* WRITTEN REQUEST
Repeat all the material exactly; pictures stay out of your copy.

-- Begin DATASET EXTRACT --

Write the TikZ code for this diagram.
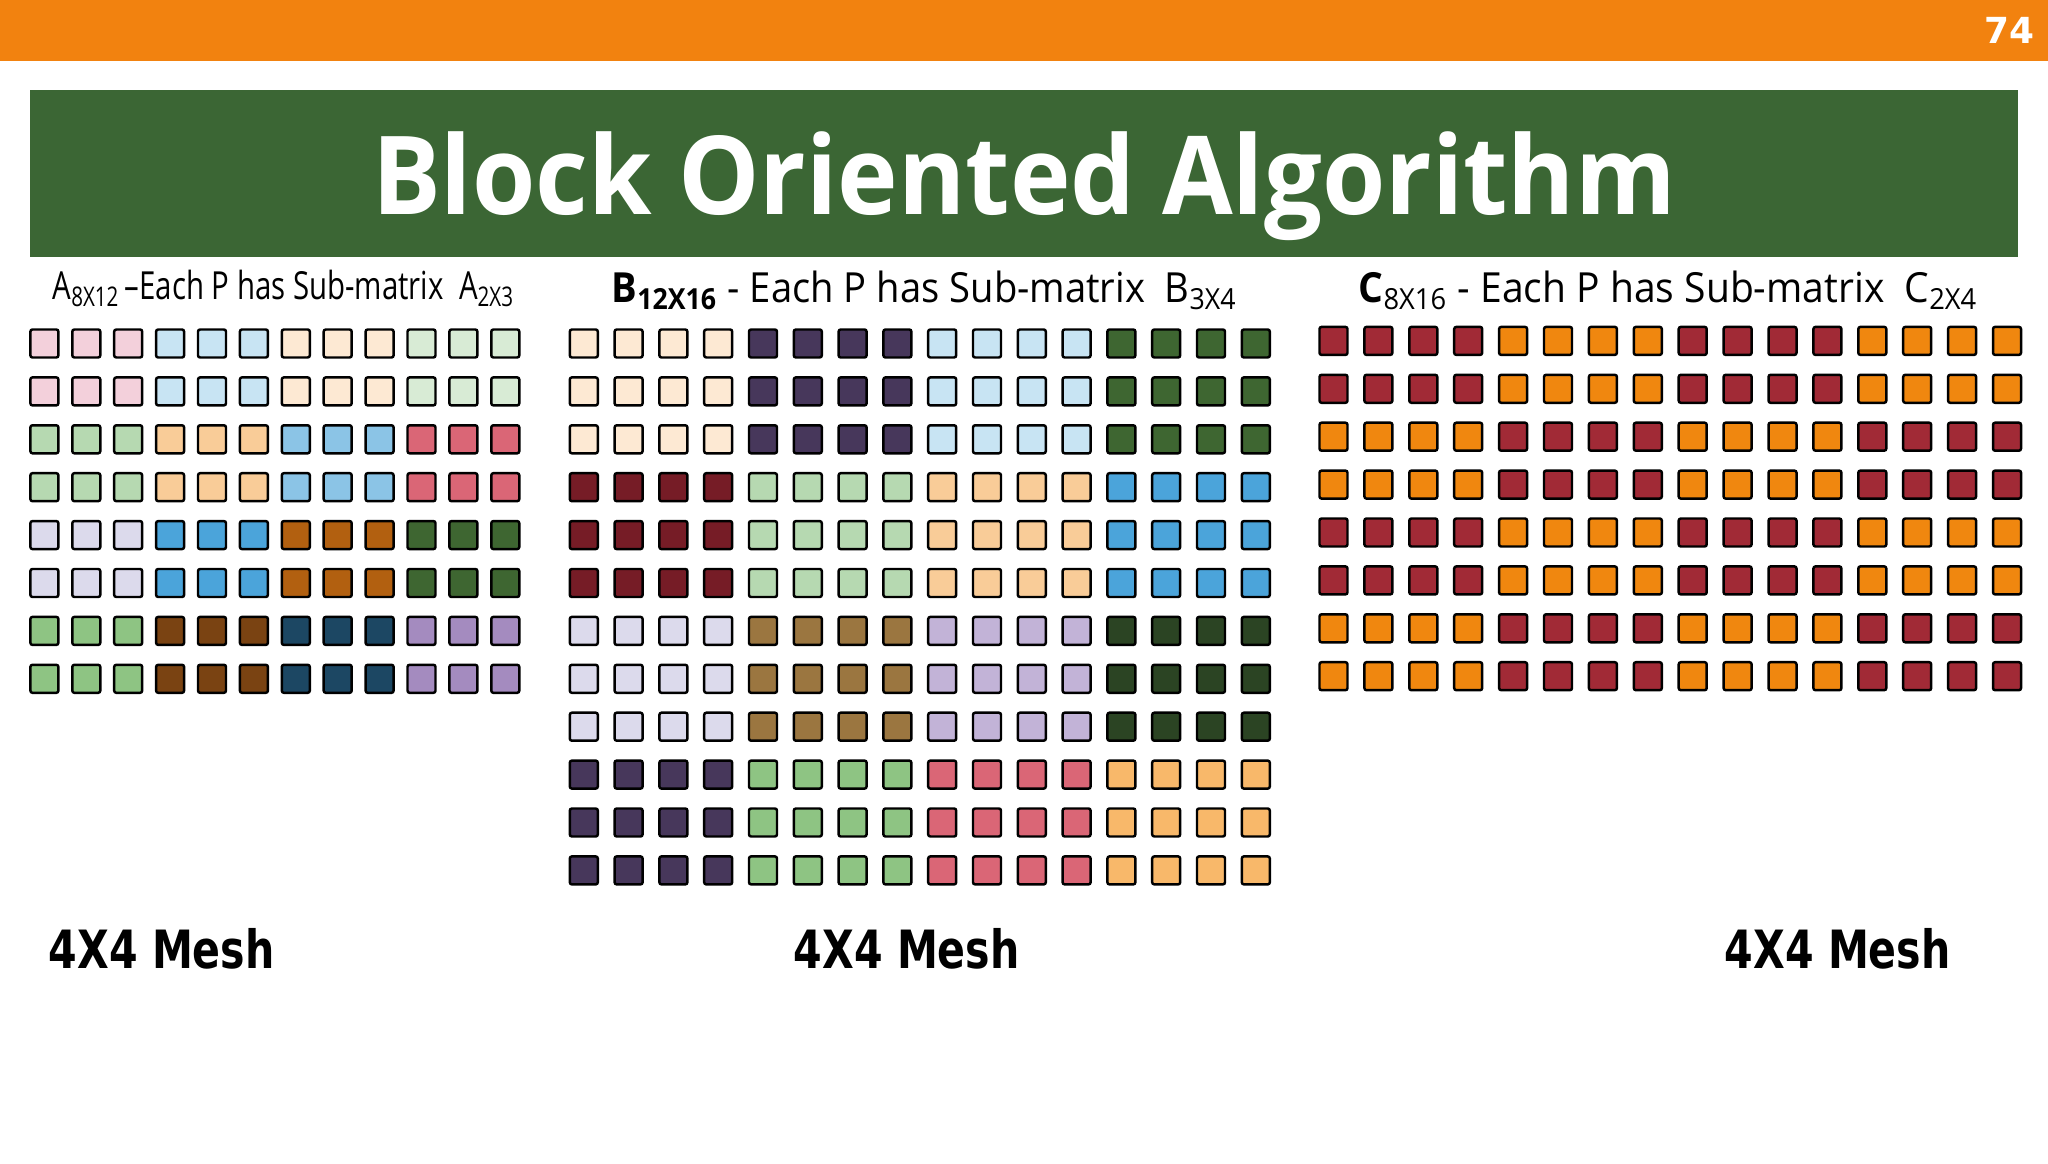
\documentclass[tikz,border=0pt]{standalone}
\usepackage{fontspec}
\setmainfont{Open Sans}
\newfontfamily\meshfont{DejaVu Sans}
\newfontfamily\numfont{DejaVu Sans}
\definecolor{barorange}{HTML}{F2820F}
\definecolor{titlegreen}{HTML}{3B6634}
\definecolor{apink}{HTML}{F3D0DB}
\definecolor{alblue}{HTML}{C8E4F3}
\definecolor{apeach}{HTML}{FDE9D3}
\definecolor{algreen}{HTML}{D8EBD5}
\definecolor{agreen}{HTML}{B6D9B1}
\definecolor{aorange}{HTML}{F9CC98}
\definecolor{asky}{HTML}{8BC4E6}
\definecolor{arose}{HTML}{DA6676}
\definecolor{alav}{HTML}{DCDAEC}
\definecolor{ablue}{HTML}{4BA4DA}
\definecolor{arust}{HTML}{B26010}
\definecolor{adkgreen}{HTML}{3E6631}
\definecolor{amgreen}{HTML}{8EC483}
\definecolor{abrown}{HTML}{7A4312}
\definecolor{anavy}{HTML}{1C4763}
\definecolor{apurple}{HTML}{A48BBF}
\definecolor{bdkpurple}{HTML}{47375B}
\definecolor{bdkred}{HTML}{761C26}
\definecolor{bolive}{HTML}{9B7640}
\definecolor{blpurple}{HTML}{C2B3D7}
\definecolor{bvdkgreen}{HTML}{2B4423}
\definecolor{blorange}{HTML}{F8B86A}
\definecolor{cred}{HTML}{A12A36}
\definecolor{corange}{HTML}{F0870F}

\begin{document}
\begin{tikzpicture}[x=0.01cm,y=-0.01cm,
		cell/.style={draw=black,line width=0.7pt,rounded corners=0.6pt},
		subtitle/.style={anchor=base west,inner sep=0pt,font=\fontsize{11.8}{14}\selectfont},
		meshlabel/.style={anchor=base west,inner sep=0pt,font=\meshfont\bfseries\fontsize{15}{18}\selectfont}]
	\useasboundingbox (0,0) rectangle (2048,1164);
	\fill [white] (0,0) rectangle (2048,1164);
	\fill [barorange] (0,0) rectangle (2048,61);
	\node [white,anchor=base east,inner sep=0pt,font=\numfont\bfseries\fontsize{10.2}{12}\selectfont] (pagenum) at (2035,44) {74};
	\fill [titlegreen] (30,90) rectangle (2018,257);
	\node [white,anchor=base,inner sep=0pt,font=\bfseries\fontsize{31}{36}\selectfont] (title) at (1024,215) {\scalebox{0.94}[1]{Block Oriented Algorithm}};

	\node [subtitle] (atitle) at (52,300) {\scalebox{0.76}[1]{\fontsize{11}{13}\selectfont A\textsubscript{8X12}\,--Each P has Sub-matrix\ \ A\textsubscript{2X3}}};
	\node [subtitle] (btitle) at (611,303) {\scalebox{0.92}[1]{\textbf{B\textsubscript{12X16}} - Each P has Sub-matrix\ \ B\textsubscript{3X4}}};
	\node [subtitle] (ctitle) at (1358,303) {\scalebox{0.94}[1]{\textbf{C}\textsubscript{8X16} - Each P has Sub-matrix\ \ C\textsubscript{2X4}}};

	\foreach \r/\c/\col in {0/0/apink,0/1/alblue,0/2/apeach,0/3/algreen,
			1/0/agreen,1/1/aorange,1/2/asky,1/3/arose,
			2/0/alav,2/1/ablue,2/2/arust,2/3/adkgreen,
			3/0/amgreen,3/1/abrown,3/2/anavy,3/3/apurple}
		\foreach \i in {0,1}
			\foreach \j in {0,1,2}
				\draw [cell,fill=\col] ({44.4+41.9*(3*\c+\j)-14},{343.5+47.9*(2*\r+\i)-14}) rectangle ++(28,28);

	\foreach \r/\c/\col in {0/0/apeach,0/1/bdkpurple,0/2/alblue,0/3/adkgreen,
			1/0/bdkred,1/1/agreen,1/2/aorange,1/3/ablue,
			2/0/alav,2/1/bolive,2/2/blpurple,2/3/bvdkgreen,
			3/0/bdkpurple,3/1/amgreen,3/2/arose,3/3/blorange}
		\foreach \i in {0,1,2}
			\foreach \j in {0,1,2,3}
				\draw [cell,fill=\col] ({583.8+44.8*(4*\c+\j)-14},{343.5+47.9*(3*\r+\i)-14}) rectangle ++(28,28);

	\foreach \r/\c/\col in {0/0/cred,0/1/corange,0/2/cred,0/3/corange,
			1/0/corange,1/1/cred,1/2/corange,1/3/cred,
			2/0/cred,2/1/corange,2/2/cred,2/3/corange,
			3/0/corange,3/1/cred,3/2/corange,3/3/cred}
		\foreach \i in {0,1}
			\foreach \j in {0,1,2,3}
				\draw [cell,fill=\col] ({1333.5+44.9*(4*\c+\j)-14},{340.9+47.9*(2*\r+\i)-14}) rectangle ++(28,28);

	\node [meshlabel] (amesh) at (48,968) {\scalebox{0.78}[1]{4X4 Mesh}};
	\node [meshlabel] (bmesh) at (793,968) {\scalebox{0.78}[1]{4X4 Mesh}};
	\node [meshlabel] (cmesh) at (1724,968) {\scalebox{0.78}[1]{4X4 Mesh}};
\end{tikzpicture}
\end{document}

-- End DATASET EXTRACT --

* SOLUTION
Write the TikZ code for this diagram.
\documentclass[tikz,border=0pt]{standalone}
\usepackage{fontspec}
\setmainfont{Open Sans}
\newfontfamily\meshfont{DejaVu Sans}
\newfontfamily\numfont{DejaVu Sans}
\definecolor{barorange}{HTML}{F2820F}
\definecolor{titlegreen}{HTML}{3B6634}
\definecolor{apink}{HTML}{F3D0DB}
\definecolor{alblue}{HTML}{C8E4F3}
\definecolor{apeach}{HTML}{FDE9D3}
\definecolor{algreen}{HTML}{D8EBD5}
\definecolor{agreen}{HTML}{B6D9B1}
\definecolor{aorange}{HTML}{F9CC98}
\definecolor{asky}{HTML}{8BC4E6}
\definecolor{arose}{HTML}{DA6676}
\definecolor{alav}{HTML}{DCDAEC}
\definecolor{ablue}{HTML}{4BA4DA}
\definecolor{arust}{HTML}{B26010}
\definecolor{adkgreen}{HTML}{3E6631}
\definecolor{amgreen}{HTML}{8EC483}
\definecolor{abrown}{HTML}{7A4312}
\definecolor{anavy}{HTML}{1C4763}
\definecolor{apurple}{HTML}{A48BBF}
\definecolor{bdkpurple}{HTML}{47375B}
\definecolor{bdkred}{HTML}{761C26}
\definecolor{bolive}{HTML}{9B7640}
\definecolor{blpurple}{HTML}{C2B3D7}
\definecolor{bvdkgreen}{HTML}{2B4423}
\definecolor{blorange}{HTML}{F8B86A}
\definecolor{cred}{HTML}{A12A36}
\definecolor{corange}{HTML}{F0870F}

\begin{document}
\begin{tikzpicture}[x=0.01cm,y=-0.01cm,
		cell/.style={draw=black,line width=0.7pt,rounded corners=0.6pt},
		subtitle/.style={anchor=base west,inner sep=0pt,font=\fontsize{11.8}{14}\selectfont},
		meshlabel/.style={anchor=base west,inner sep=0pt,font=\meshfont\bfseries\fontsize{15}{18}\selectfont}]
	\useasboundingbox (0,0) rectangle (2048,1164);
	\fill [white] (0,0) rectangle (2048,1164);
	\fill [barorange] (0,0) rectangle (2048,61);
	\node [white,anchor=base east,inner sep=0pt,font=\numfont\bfseries\fontsize{10.2}{12}\selectfont] (pagenum) at (2035,44) {74};
	\fill [titlegreen] (30,90) rectangle (2018,257);
	\node [white,anchor=base,inner sep=0pt,font=\bfseries\fontsize{31}{36}\selectfont] (title) at (1024,215) {\scalebox{0.94}[1]{Block Oriented Algorithm}};

	\node [subtitle] (atitle) at (52,300) {\scalebox{0.76}[1]{\fontsize{11}{13}\selectfont A\textsubscript{8X12}\,--Each P has Sub-matrix\ \ A\textsubscript{2X3}}};
	\node [subtitle] (btitle) at (611,303) {\scalebox{0.92}[1]{\textbf{B\textsubscript{12X16}} - Each P has Sub-matrix\ \ B\textsubscript{3X4}}};
	\node [subtitle] (ctitle) at (1358,303) {\scalebox{0.94}[1]{\textbf{C}\textsubscript{8X16} - Each P has Sub-matrix\ \ C\textsubscript{2X4}}};

	\foreach \r/\c/\col in {0/0/apink,0/1/alblue,0/2/apeach,0/3/algreen,
			1/0/agreen,1/1/aorange,1/2/asky,1/3/arose,
			2/0/alav,2/1/ablue,2/2/arust,2/3/adkgreen,
			3/0/amgreen,3/1/abrown,3/2/anavy,3/3/apurple}
		\foreach \i in {0,1}
			\foreach \j in {0,1,2}
				\draw [cell,fill=\col] ({44.4+41.9*(3*\c+\j)-14},{343.5+47.9*(2*\r+\i)-14}) rectangle ++(28,28);

	\foreach \r/\c/\col in {0/0/apeach,0/1/bdkpurple,0/2/alblue,0/3/adkgreen,
			1/0/bdkred,1/1/agreen,1/2/aorange,1/3/ablue,
			2/0/alav,2/1/bolive,2/2/blpurple,2/3/bvdkgreen,
			3/0/bdkpurple,3/1/amgreen,3/2/arose,3/3/blorange}
		\foreach \i in {0,1,2}
			\foreach \j in {0,1,2,3}
				\draw [cell,fill=\col] ({583.8+44.8*(4*\c+\j)-14},{343.5+47.9*(3*\r+\i)-14}) rectangle ++(28,28);

	\foreach \r/\c/\col in {0/0/cred,0/1/corange,0/2/cred,0/3/corange,
			1/0/corange,1/1/cred,1/2/corange,1/3/cred,
			2/0/cred,2/1/corange,2/2/cred,2/3/corange,
			3/0/corange,3/1/cred,3/2/corange,3/3/cred}
		\foreach \i in {0,1}
			\foreach \j in {0,1,2,3}
				\draw [cell,fill=\col] ({1333.5+44.9*(4*\c+\j)-14},{340.9+47.9*(2*\r+\i)-14}) rectangle ++(28,28);

	\node [meshlabel] (amesh) at (48,968) {\scalebox{0.78}[1]{4X4 Mesh}};
	\node [meshlabel] (bmesh) at (793,968) {\scalebox{0.78}[1]{4X4 Mesh}};
	\node [meshlabel] (cmesh) at (1724,968) {\scalebox{0.78}[1]{4X4 Mesh}};
\end{tikzpicture}
\end{document}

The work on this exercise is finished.